Na ausência de mais adequada argumentação, Sérgio Conceição lançou mão de uma desculpa completamente fora de moda. Em tempos idos, era normal ouvir treinadores garantirem ser mais difícil jogar contra dez do que contra onze. Pode suceder, mas existe sempre mais qualquer coisa além disso, como se verificou neste caso. Houve baixas importantes na formação portista, de que destaco Uribe, um profissional que é um exemplo admirável de regularidade, eficiência, estabilidade e segurança, mas o aspeto mais significativo está relacionado com a riqueza de soluções que o suposto plantel mais valioso do FC Porto nas últimas épocas, de repente, deixou de ter.

Abdicar de Luis Díaz no mercado de inverno e em vésperasde um clássico que poderia ser determinante na discussão do título, por imperativos de ordem financeira em detrimento das ambições desportivas do dragão, foi um erro que poderá assumir uma dimensão colossal dada a insipiência da alternativa encontrada, dado que Galeno nem sequer pode ser catalogado como uma imitação, tão grande é a distância que o separa do patamar onde se situa o colombiano contratado pelo Liverpool.

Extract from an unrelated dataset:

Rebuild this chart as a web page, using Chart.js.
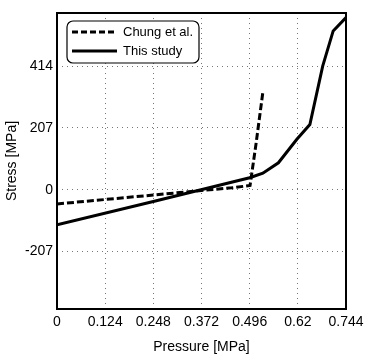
<!DOCTYPE html>
<html>
<head>
<meta charset="utf-8">
<script src="https://cdn.jsdelivr.net/npm/chart.js@4"></script>
<style>
  html, body { margin: 0; padding: 0; background: #fff; }
  #wrap { width: 371px; height: 360px; }
</style>
</head>
<body>
<div id="wrap"><canvas id="stressChart" width="371" height="360"></canvas></div>
<script>
// values
const chungPressure = [0, 0.124, 0.248, 0.372, 0.45, 0.497, 0.512, 0.53];
const chungStress = [-48, -33, -18, -3, 6, 14, 150, 327];
const studyPressure = [0, 0.248, 0.496, 0.53, 0.57, 0.617, 0.651, 0.684, 0.711, 0.744];
const studyStress = [-118, -40, 40, 55, 90, 168, 218, 414, 532, 577];
const xTicks = [0, 0.124, 0.248, 0.372, 0.496, 0.62, 0.744];
const yTicks = [-207, 0, 207, 414];

const toPoints = (xs, ys) => xs.map((x, i) => ({ x: x, y: ys[i] }));

// box round the plot, and the legend inside it (top left)
const framePlugin = {
  id: 'frame',
  afterDraw(chart) {
    const { ctx, chartArea } = chart;
    ctx.save();
    ctx.strokeStyle = '#000';
    ctx.lineWidth = 2;
    ctx.strokeRect(chartArea.left, chartArea.top, chartArea.right - chartArea.left, chartArea.bottom - chartArea.top);

    const bx = chartArea.left + 10, by = chartArea.top + 8;
    ctx.beginPath();
    ctx.roundRect(bx, by, 132, 42, 6);
    ctx.fillStyle = '#fff';
    ctx.fill();
    ctx.lineWidth = 1.2;
    ctx.stroke();

    ctx.font = '13px "Liberation Sans"';
    ctx.textBaseline = 'middle';
    chart.data.datasets.forEach((ds, i) => {
      const y = by + 11 + i * 19;
      ctx.beginPath();
      ctx.setLineDash(ds.borderDash ? [6, 3] : []);
      ctx.lineWidth = ds.borderWidth;
      ctx.strokeStyle = ds.borderColor;
      ctx.moveTo(bx + 5, y);
      ctx.lineTo(bx + 50, y);
      ctx.stroke();
      ctx.setLineDash([]);
      ctx.fillStyle = '#000';
      ctx.fillText(ds.label, bx + 56, y);
    });
    ctx.restore();
  }
};

const ctx = document.getElementById('stressChart').getContext('2d');
new Chart(ctx, {
  type: 'line',
  data: {
    datasets: [
      {
        label: 'Chung et al.',
        data: toPoints(chungPressure, chungStress),
        borderColor: '#000',
        borderWidth: 3,
        borderDash: [7, 3],
        pointRadius: 0,
        fill: false
      },
      {
        label: 'This study',
        data: toPoints(studyPressure, studyStress),
        borderColor: '#000',
        borderWidth: 3,
        pointRadius: 0,
        fill: false
      }
    ]
  },
  options: {
    responsive: false,
    animation: false,
    layout: { padding: { left: 0, top: 13, right: 25, bottom: 0 } },
    plugins: {
      tooltip: { enabled: false },
      legend: { display: false }
    },
    scales: {
      x: {
        type: 'linear',
        min: 0,
        max: 0.744,
        afterBuildTicks: axis => { axis.ticks = xTicks.map(v => ({ value: v })); },
        afterFit: axis => { axis.height = 51; },
        ticks: {
          color: '#000',
          padding: 5,
          maxRotation: 0,
          font: { family: 'Liberation Sans', size: 14 },
          callback: v => String(v)
        },
        grid: { color: '#777', lineWidth: 1, drawTicks: false },
        border: { display: false, dash: [1, 4] },
        title: {
          display: true,
          text: 'Pressure [MPa]',
          color: '#000',
          padding: { top: 4 },
          font: { family: 'Liberation Sans', size: 14 }
        }
      },
      y: {
        type: 'linear',
        min: -400,
        max: 592,
        afterBuildTicks: axis => { axis.ticks = yTicks.map(v => ({ value: v })); },
        afterFit: axis => { axis.width = 57; },
        ticks: {
          color: '#000',
          padding: 4,
          font: { family: 'Liberation Sans', size: 14 }
        },
        grid: { color: '#777', lineWidth: 1, drawTicks: false },
        border: { display: false, dash: [1, 4] },
        title: {
          display: true,
          text: 'Stress [MPa]',
          color: '#000',
          padding: { bottom: 2 },
          font: { family: 'Liberation Sans', size: 14 }
        }
      }
    }
  },
  plugins: [framePlugin]
});
</script>
</body>
</html>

A equipa portista, embora mantendo os princípios que a identificam, ficou desequilibrada, os adversários sentiram-lhe a fraqueza e, naturalmente, vão tentar explorá-la. Foi o que o Gil Vicente fez com inatacável competência, a que acrescento a nobreza de caráter do seu treinador, Ricardo Soares, o qual, além de não ter deixado nada por dizer em termos de preparação do jogo, o que se aplaude, soube valorizar os seus jogadores e considerar os adversários.
 

BENFICA LUTARIA PELO TÍTULO SE…

N ESTA jornada, o Benfica conseguiu recuperar pontos a FC Porto e Sporting, coisa rara na presente temporada. Não dá para comemorar, mas talvez seja um sinal, ténue, de que o processo de reabilitação começou, coincidindo com a celebração do 118.º aniversário do clube.
Depois do virar de página na Liga, ou seja, desde a 18.ª jornada, não tivesse a águia, em sua casa, empatado com o Moreirense e perdido com o Gil Vicente, além de ter esbanjado mais dois pontos no Bessa, devido a uma segunda parte globalmente desleixada, por esta altura, apesar de todos os problemas que a perturbam, somaria mais sete pontos e no campeonato dos ses ocuparia o segundo lugar, a três pontos dos azuis e brancos.

Simples exercício jornalístico, de relevância alguma, e que só tem cabimento porque no primeiro quarto de hora diante do Vitória de Guimarães por duas vezes Estupiñán teve golos nos pés e por duas vezes Vlachodimos lhos negou, prova que desta vez o pessoal da Luz acordou tarde, mas se tivesse acontecido o contrário, por mais destreza do avançado ou menos atenção do guarda-redes, a história do jogo, se calhar, seria outra.

Agarrar o futuro é o objetivo, como ouvi a Fernando Seara, presidente da Mesa da Assembleia Geral, em entrevista à Renascença, sendo certo, porém, que, primeiro, é preciso compreender o passado, corrigindo erros, e preparar o presente, definindo novos rumos. Acredito que Rui Costa vai ser capaz, mas algumas medidas terão de ser tomadas no mais breve prazo de modo a recolocar o Benfica na rota das conquistas. Faltando tempo, que em futebol nunca há, deve compensar-se com diálogo, informação e esclarecimento. 
O universo benfiquista, representado no adepto anónimo, quer saber para poder compreender. Comunicar com verdade é a arma mais eficaz para Rui Costa se proteger, a si e à sua equipa de trabalho, e acabar com divisões internas alimentadas pelo oportunismo de quem, dizendo mal de tudo e de nada, aspira chegar ao poder.